TASK INPUTS start

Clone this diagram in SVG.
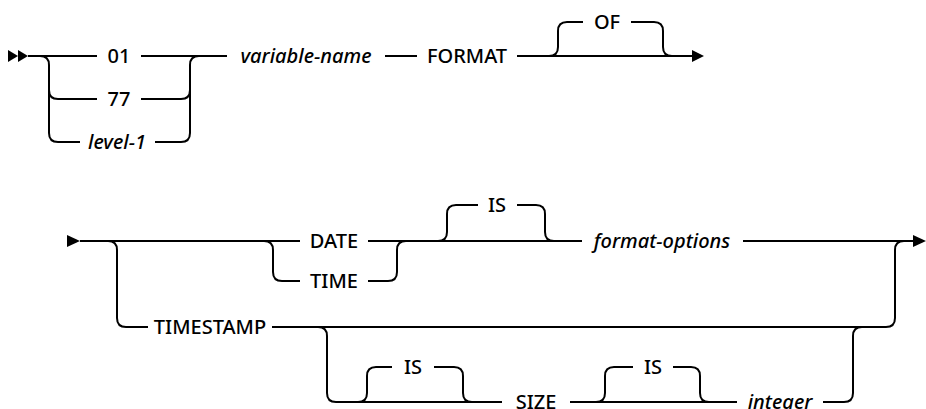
<svg xmlns="http://www.w3.org/2000/svg" width="926" height="409" viewBox="0 0 926 409">
<style>
.t{font-family:"Noto Sans","Liberation Sans",sans-serif;font-size:20px;font-weight:500;fill:#000;text-anchor:middle}
.i{font-style:italic}
.c{fill:none;stroke:#000;stroke-width:2}
.a{fill:#000}
</style>
<rect width="926" height="409" fill="#fff"/>
<g id="connectors">
<!-- row 1 -->
<polygon class="a" points="8,50 18,56 8,62"/>
<polygon class="a" points="18,50 28,56 18,62"/>
<path class="c" d="M28,56 H97 M141,56 H227"/>
<path class="c" d="M40,56 Q49,56 49,65 V133 Q49,142 58,142 H80"/>
<path class="c" d="M49,90 Q49,99 58,99 H97"/>
<path class="c" d="M141,99 H181 Q190,99 190,90"/>
<path class="c" d="M155,142 H181 Q190,142 190,133 V65 Q190,56 199,56"/>
<path class="c" d="M385,56 H417 M517,56 H693"/>
<path class="c" d="M549,56 Q558,56 558,47 V31 Q558,22 567,22 H583 M631,22 H654 Q663,22 663,31 V47 Q663,56 672,56"/>
<polygon class="a" points="692,50 704,56 692,62"/>
<!-- row 2 -->
<polygon class="a" points="67,235 80,241 67,247"/>
<path class="c" d="M80,241 H300 M368,241 H582 M743,241 H914"/>
<path class="c" d="M264,241 Q273,241 273,250 V272 Q273,281 282,281 H300"/>
<path class="c" d="M368,281 H388 Q397,281 397,272 V250 Q397,241 406,241"/>
<path class="c" d="M438,241 Q447,241 447,232 V214 Q447,205 456,205 H478 M517,205 H536 Q545,205 545,214 V232 Q545,241 554,241"/>
<polygon class="a" points="913,235 926,241 913,247"/>
<path class="c" d="M108,241 Q117,241 117,250 V318 Q117,327 126,327 H148 M272,327 H886 Q895,327 895,318 V250 Q895,241 904,241"/>
<path class="c" d="M318,327 Q327,327 327,336 V393 Q327,402 336,402 H502 M570,402 H737 M823,402 H844 Q853,402 853,393 V336 Q853,327 862,327"/>
<path class="c" d="M358,402 Q367,402 367,393 V376 Q367,367 376,367 H392 M434,367 H454 Q463,367 463,376 V393 Q463,402 472,402"/>
<path class="c" d="M596,402 Q605,402 605,393 V376 Q605,367 614,367 H633 M673,367 H691 Q700,367 700,376 V393 Q700,402 709,402"/>
</g>
<g id="n01"><text class="t" x="119" y="63">01</text></g>
<g id="n77"><text class="t" x="119" y="106">77</text></g>
<g id="nlevel1"><text class="t i" x="117" y="149">level-1</text></g>
<g id="nvarname"><text class="t i" x="306" y="63">variable-name</text></g>
<g id="nformat"><text class="t" x="467" y="63">FORMAT</text></g>
<g id="nof"><text class="t" x="607" y="29">OF</text></g>
<g id="ndate"><text class="t" x="334" y="248">DATE</text></g>
<g id="ntime"><text class="t" x="334" y="288">TIME</text></g>
<g id="nis1"><text class="t" x="497" y="212">IS</text></g>
<g id="nformatopt"><text class="t i" x="662" y="248">format-options</text></g>
<g id="ntimestamp"><text class="t" x="210" y="334">TIMESTAMP</text></g>
<g id="nis2"><text class="t" x="413" y="374">IS</text></g>
<g id="nsize"><text class="t" x="536" y="409">SIZE</text></g>
<g id="nis3"><text class="t" x="653" y="374">IS</text></g>
<g id="ninteger"><text class="t i" x="780" y="409">integer</text></g>
</svg>
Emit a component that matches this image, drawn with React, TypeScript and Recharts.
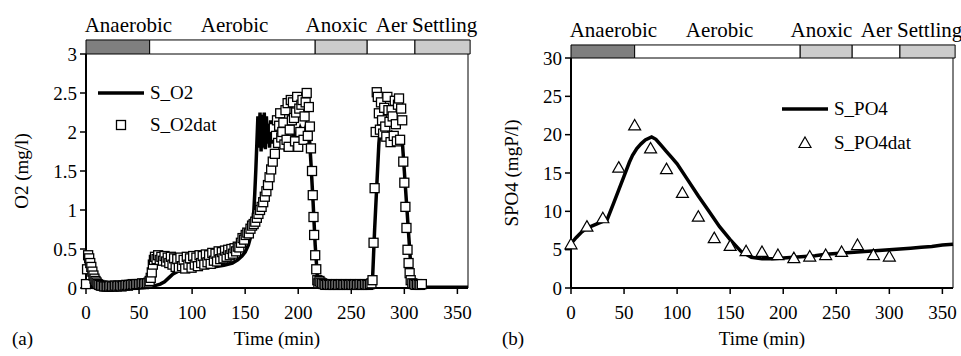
import React from 'react';
import {
    ComposedChart,
    Line,
    Scatter,
    XAxis,
    YAxis,
    ReferenceArea,
    ReferenceLine,
    Legend
} from 'recharts';

const FONT = 'Liberation Serif, Times New Roman, Times, serif';

// cycle phases (minutes)
const PHASE_NAMES = ['Anaerobic', 'Aerobic', 'Anoxic', 'Aer', 'Settling'];
const PHASE_START = [0, 60, 216, 265, 310];
const PHASE_END = [60, 216, 265, 310, 362];
const PHASE_LABEL_AT = [40, 140, 236, 288, 338];
const PHASE_FILLS = ['#7f7f7f', '#ffffff', '#cccccc', '#ffffff', '#cccccc'];

const TIME_TICKS = [0, 50, 100, 150, 200, 250, 300, 350];
const O2_TICKS = [0, 0.5, 1, 1.5, 2, 2.5, 3];
const PO4_TICKS = [0, 5, 10, 15, 20, 25, 30];

// S_O2 model [t, v]
const O2_MODEL = [
    [0, 0.02], [10, 0.01], [20, 0.01], [40, 0.01], [60, 0.02], [65, 0.03], [70, 0.05], [74, 0.08],
    [78, 0.13], [82, 0.18], [86, 0.21], [90, 0.23], [100, 0.25], [110, 0.26], [120, 0.27], [130, 0.29],
    [138, 0.32], [143, 0.36], [147, 0.41], [150, 0.46], [153, 0.55], [155, 0.65], [157, 0.8], [158, 0.95],
    [159, 1.2], [160, 1.5], [161, 1.85], [162, 2.2], [163, 1.8], [164, 2.25], [165, 1.75], [166, 2.22],
    [167, 1.8], [168, 2.25], [169, 1.78], [170, 2.2], [171, 1.85], [172, 2.1], [173, 1.8], [174, 2.15],
    [175, 1.85], [176, 2.05], [178, 1.9], [180, 2.0], [182, 1.85], [185, 1.95], [188, 1.75], [190, 1.95],
    [193, 1.85], [196, 2.0], [199, 1.9], [202, 2.05], [205, 1.95], [208, 2.1], [210, 2.05], [212, 1.6],
    [214, 1.1], [216, 0.55], [218, 0.15], [219, 0.04], [230, 0.01], [260, 0.01], [268, 0.03], [270, 0.1],
    [272, 0.75], [274, 1.3], [276, 1.85], [277, 2.0], [282, 1.95], [288, 2.0], [293, 1.95], [298, 1.9],
    [300, 1.5], [302, 1.1], [304, 0.7], [306, 0.3], [308, 0.05], [310, 0.01], [360, 0.01]
];

// S_O2 measurements, split by phase [t, v]
const O2_DAT_ANAEROBIC = [
    [0, 0.05], [1, 0.24], [2, 0.42], [3, 0.38], [4, 0.32], [5, 0.27], [6, 0.21], [7, 0.16], [8, 0.12],
    [9, 0.09], [10, 0.07], [11, 0.05], [12.5, 0.04], [14, 0.03], [15.5, 0.03], [17, 0.02], [18.5, 0.02],
    [20, 0.02], [21.5, 0.02], [23, 0.03], [24.5, 0.02], [26, 0.02], [27.5, 0.03], [29, 0.02], [30.5, 0.03],
    [32, 0.03], [33.5, 0.02], [35, 0.03], [36.5, 0.03], [38, 0.04], [39.5, 0.03], [41, 0.04], [42.5, 0.04],
    [44, 0.05], [45.5, 0.04], [47, 0.05], [48.5, 0.05], [50, 0.05], [51.5, 0.05], [53, 0.06], [54.5, 0.05],
    [56, 0.06], [57.5, 0.06], [59, 0.07], [60, 0.09]
];
const O2_DAT_AEROBIC = [
    [61, 0.13], [62, 0.2], [63, 0.3], [64, 0.36], [65, 0.4], [66.5, 0.37], [68, 0.42], [69.5, 0.36],
    [71, 0.4], [72.5, 0.35], [74, 0.41], [75.5, 0.34], [77, 0.39], [78.5, 0.32], [80, 0.4], [81.5, 0.3],
    [83, 0.38], [84.5, 0.27], [86, 0.37], [87.5, 0.26], [89, 0.39], [90.5, 0.28], [92, 0.36], [93.5, 0.25],
    [95, 0.4], [96.5, 0.3], [98, 0.38], [99.5, 0.26], [101, 0.41], [102.5, 0.3], [104, 0.39], [105.5, 0.28],
    [107, 0.42], [108.5, 0.32], [110, 0.41], [111.5, 0.3], [113, 0.43], [114.5, 0.33], [116, 0.42], [117.5, 0.31],
    [119, 0.45], [120.5, 0.35], [122, 0.44], [123.5, 0.34], [125, 0.47], [126.5, 0.37], [128, 0.46], [129.5, 0.38],
    [131, 0.48], [132.5, 0.4], [134, 0.49], [135.5, 0.42], [137, 0.5], [138.5, 0.44], [140, 0.51], [141.5, 0.47],
    [143, 0.53], [144.5, 0.52], [146, 0.58], [147.5, 0.64], [149, 0.62], [150.5, 0.68], [152, 0.71], [153.5, 0.7],
    [155, 0.76], [156.5, 0.8], [158, 0.82], [159.5, 0.85], [161, 0.9], [162.5, 0.95], [164, 1.0], [165.5, 1.04],
    [167, 1.1], [168.5, 1.17], [170, 1.24], [171.5, 1.32], [173, 1.42], [174.5, 1.52], [176, 1.62], [177, 2.05],
    [178, 1.72], [179, 1.95], [180, 2.15], [181, 1.86], [182, 2.08], [183, 2.24], [184, 1.93], [185, 2.0],
    [186, 2.12], [187, 1.84], [188, 2.28], [189, 1.9], [190, 2.37], [191, 1.81], [192, 2.03], [193, 2.41],
    [194, 2.15], [195, 2.38], [196, 2.18], [197, 1.88], [198, 2.25], [199, 2.45], [200, 1.81], [201, 2.3],
    [202, 2.0], [203, 2.35], [204, 2.41], [205, 1.9], [206, 2.2], [207, 2.38], [208, 2.5], [209, 1.95],
    [210, 2.32], [211, 2.07], [212, 1.79], [213, 1.5], [213.7, 1.19], [214.4, 0.91], [215, 0.68], [216, 0.42],
    [217, 0.24], [218, 0.1], [219, 0.06]
];
const O2_DAT_ANOXIC = [
    [220, 0.09], [221, 0.07], [222.5, 0.06], [224, 0.05], [225.5, 0.04], [227, 0.05], [228.5, 0.04], [230, 0.04],
    [231.5, 0.05], [233, 0.04], [234.5, 0.04], [236, 0.05], [237.5, 0.04], [239, 0.04], [240.5, 0.05], [242, 0.04],
    [243.5, 0.04], [245, 0.05], [246.5, 0.04], [248, 0.04], [249.5, 0.05], [251, 0.04], [252.5, 0.04], [254, 0.05],
    [255.5, 0.04], [257, 0.04], [258.5, 0.05], [260, 0.04], [261.5, 0.04], [263, 0.05], [264.5, 0.04], [266, 0.04],
    [267.5, 0.05], [269, 0.06]
];
const O2_DAT_AER = [
    [270, 0.1], [271, 0.58], [272, 1.28], [273, 2.0], [274, 2.51], [275, 2.45], [276, 2.24], [277, 2.03],
    [278, 2.38], [279, 2.15], [280, 1.98], [281, 2.31], [282, 2.07], [283, 1.94], [284, 2.45], [285, 2.28],
    [286, 2.13], [287, 1.87], [288, 2.28], [289, 2.2], [290, 1.95], [291, 2.4], [292, 2.1], [293, 1.88],
    [294, 2.35], [295, 2.43], [296, 1.9], [297, 2.3], [298, 2.15], [299, 1.62], [300, 1.35], [301, 1.04],
    [302, 0.77], [303, 0.49], [304, 0.32], [305, 0.19], [306, 0.1], [307.5, 0.06], [309, 0.05], [310.5, 0.04],
    [312, 0.05], [313.5, 0.04], [315, 0.04], [316.5, 0.05]
];

// S_PO4 model [t, v]
const PO4_MODEL = [
    [0, 5.8], [5, 6.6], [10, 7.3], [15, 7.8], [20, 8.1], [25, 8.4], [30, 8.7], [34, 8.9], [40, 11.0],
    [45, 12.8], [50, 14.6], [55, 16.4], [58, 17.3], [62, 18.2], [66, 18.8], [70, 19.3], [76, 19.7],
    [80, 19.4], [85, 18.6], [90, 17.8], [95, 17.0], [100, 16.2], [110, 14.1], [120, 12.0], [130, 10.0],
    [140, 8.0], [150, 6.3], [160, 4.8], [170, 4.0], [180, 3.8], [190, 3.8], [200, 3.9], [210, 4.0],
    [220, 4.1], [230, 4.2], [240, 4.4], [250, 4.5], [260, 4.6], [270, 4.7], [280, 4.8], [290, 4.9],
    [300, 5.0], [310, 5.1], [320, 5.2], [330, 5.3], [340, 5.4], [350, 5.6], [360, 5.7]
];

// S_PO4 measurements
const PO4_DAT_T = [0, 15, 30, 45, 60, 75, 90, 105, 120, 135, 150, 165, 180, 195, 210, 225, 240, 255, 270, 285, 300];
const PO4_DAT_V = [5.7, 8.0, 9.1, 15.7, 21.2, 18.2, 15.5, 12.4, 9.3, 6.5, 5.5, 4.8, 4.7, 4.3, 3.9, 4.1, 4.3, 4.7, 5.6, 4.3, 4.1];

const toPts = (pairs: number[][]) => pairs.map(([t, v]) => ({ t, v }));

const o2Model = toPts(O2_MODEL);
const o2Dat = toPts([...O2_DAT_ANAEROBIC, ...O2_DAT_AEROBIC, ...O2_DAT_ANOXIC, ...O2_DAT_AER]);
const po4Model = toPts(PO4_MODEL);
const po4Dat = PO4_DAT_T.map((t, i) => ({ t, v: PO4_DAT_V[i] }));

const Square = (p: any) => (
    <rect x={p.cx - 4.5} y={p.cy - 4.5} width={9} height={9} fill="#fff" stroke="#000" strokeWidth={1.3} />
);
const Triangle = (p: any) => (
    <path d={`M${p.cx},${p.cy - 6} L${p.cx + 6},${p.cy + 4.5} L${p.cx - 6},${p.cy + 4.5} Z`} fill="#fff" stroke="#000" strokeWidth={1.2} />
);

const tickStyle = { fill: '#000', fontSize: 19, fontFamily: FONT };

const Panel = ({ cfg }: { cfg: any }) => {
    const { left, width, marginRight, plotTop, yAxisWidth, yMax, barTop, yTicks, yTitle, yTitleX, tag, tagX,
        line, dots, Marker, lineName, dotName, legendLeft, legendTop, phaseOffset } = cfg;

    const renderLegend = () => (
        <svg width={160} height={60} style={{ overflow: 'visible' }}>
            <line x1={0} y1={8} x2={46} y2={8} stroke="#000" strokeWidth={3.5} />
            <text x={52} y={14} fontSize={19} fontFamily={FONT}>{lineName}</text>
            <Marker cx={23} cy={cfg.dotRowY} />
            <text x={52} y={cfg.dotRowY + 6} fontSize={19} fontFamily={FONT}>{dotName}</text>
        </svg>
    );

    return (
        <div style={{ position: 'absolute', left, top: 0, width, height: 356 }}>
            <ComposedChart width={width} height={356} margin={{ top: plotTop, right: marginRight, bottom: 0, left: 0 }}>
                <XAxis
                    dataKey="t"
                    type="number"
                    domain={[0, 360]}
                    ticks={TIME_TICKS}
                    interval={0}
                    height={68}
                    axisLine={{ stroke: '#000', strokeWidth: 2 }}
                    tickLine={{ stroke: '#000', strokeWidth: 1.5 }}
                    tickSize={6}
                    tickMargin={12}
                    tick={tickStyle}
                    label={(p: any) => (
                        <g>
                            <text x={p.viewBox.x + p.viewBox.width / 2} y={p.viewBox.y + 57} textAnchor="middle" fontSize={19} fontFamily={FONT}>Time (min)</text>
                            <text x={tagX} y={p.viewBox.y + 57} fontSize={19} fontFamily={FONT}>{tag}</text>
                        </g>
                    )}
                />
                <YAxis
                    dataKey="v"
                    type="number"
                    domain={[0, yMax]}
                    ticks={yTicks}
                    interval={0}
                    width={yAxisWidth}
                    axisLine={{ stroke: '#000', strokeWidth: 2 }}
                    tickLine={{ stroke: '#000', strokeWidth: 1.5 }}
                    tickSize={6}
                    tickMargin={3}
                    tick={tickStyle}
                    label={(p: any) => {
                        const cy = p.viewBox.y + p.viewBox.height / 2;
                        return (
                            <text x={yTitleX} y={cy} transform={`rotate(-90 ${yTitleX} ${cy})`} textAnchor="middle" fontSize={19} fontFamily={FONT}>{yTitle}</text>
                        );
                    }}
                />
                {PHASE_NAMES.map((name, i) => (
                    <ReferenceArea
                        key={name}
                        x1={PHASE_START[i]}
                        x2={PHASE_END[i]}
                        y1={yMax}
                        y2={barTop}
                        ifOverflow="visible"
                        fill={PHASE_FILLS[i]}
                        fillOpacity={1}
                        stroke="#000"
                        strokeWidth={1}
                    />
                ))}
                {PHASE_NAMES.map((name, i) => (
                    <ReferenceLine
                        key={`lbl-${name}`}
                        x={PHASE_LABEL_AT[i]}
                        stroke="none"
                        label={{ value: name, position: 'top', offset: phaseOffset, fill: '#000', fontSize: 21, fontFamily: FONT }}
                    />
                ))}
                <ReferenceLine x={360} stroke="#000" strokeWidth={1} />
                <Line data={line} dataKey="v" type="linear" stroke="#000" strokeWidth={3.5} dot={false} isAnimationActive={false} />
                <Scatter data={dots} shape={Marker} isAnimationActive={false} />
                <Legend
                    layout="horizontal"
                    verticalAlign="middle"
                    align="center"
                    content={renderLegend}
                    wrapperStyle={{ left: legendLeft, top: legendTop, width: 160, height: 60 }}
                />
            </ComposedChart>
        </div>
    );
};

const LEFT_CFG = {
    left: 0, width: 480, marginRight: 12, plotTop: 54, yAxisWidth: 86, yMax: 3, barTop: 3.18,
    yTicks: O2_TICKS, yTitle: 'O2 (mg/l)', yTitleX: 28, tag: '(a)', tagX: 12,
    line: o2Model, dots: o2Dat, Marker: Square, lineName: 'S_O2', dotName: 'S_O2dat',
    legendLeft: 98, legendTop: 85, dotRowY: 40, phaseOffset: 22
};

const RIGHT_CFG = {
    left: 480, width: 481, marginRight: 8, plotTop: 58, yAxisWidth: 91, yMax: 30, barTop: 31.7,
    yTicks: PO4_TICKS, yTitle: 'SPO4 (mgP/l)', yTitleX: 38, tag: '(b)', tagX: 22,
    line: po4Model, dots: po4Dat, Marker: Triangle, lineName: 'S_PO4', dotName: 'S_PO4dat',
    legendLeft: 302, legendTop: 101, dotRowY: 42, phaseOffset: 21
};

export default function App() {
    return (
        <div style={{ position: 'absolute', left: 0, top: 0, width: 961, height: 356, background: '#fff' }}>
            <Panel cfg={LEFT_CFG} />
            <Panel cfg={RIGHT_CFG} />
        </div>
    );
}
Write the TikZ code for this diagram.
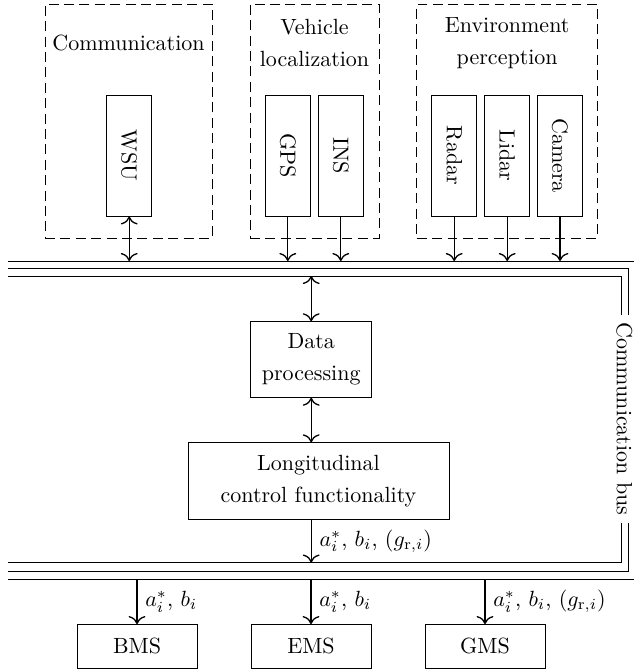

TASK INPUTS end

**SHORT EXERCISE:** Return the material from the line containing "Emit a component" through the line containing "const PO4_TICKS = [0, 5, 10, 15, 20, 25, 30];", exactly and in full, but without its pictures.

**CORRECT ANSWER:**
Emit a component that matches this image, drawn with React, TypeScript and Recharts.
import React from 'react';
import {
    ComposedChart,
    Line,
    Scatter,
    XAxis,
    YAxis,
    ReferenceArea,
    ReferenceLine,
    Legend
} from 'recharts';

const FONT = 'Liberation Serif, Times New Roman, Times, serif';

// cycle phases (minutes)
const PHASE_NAMES = ['Anaerobic', 'Aerobic', 'Anoxic', 'Aer', 'Settling'];
const PHASE_START = [0, 60, 216, 265, 310];
const PHASE_END = [60, 216, 265, 310, 362];
const PHASE_LABEL_AT = [40, 140, 236, 288, 338];
const PHASE_FILLS = ['#7f7f7f', '#ffffff', '#cccccc', '#ffffff', '#cccccc'];

const TIME_TICKS = [0, 50, 100, 150, 200, 250, 300, 350];
const O2_TICKS = [0, 0.5, 1, 1.5, 2, 2.5, 3];
const PO4_TICKS = [0, 5, 10, 15, 20, 25, 30];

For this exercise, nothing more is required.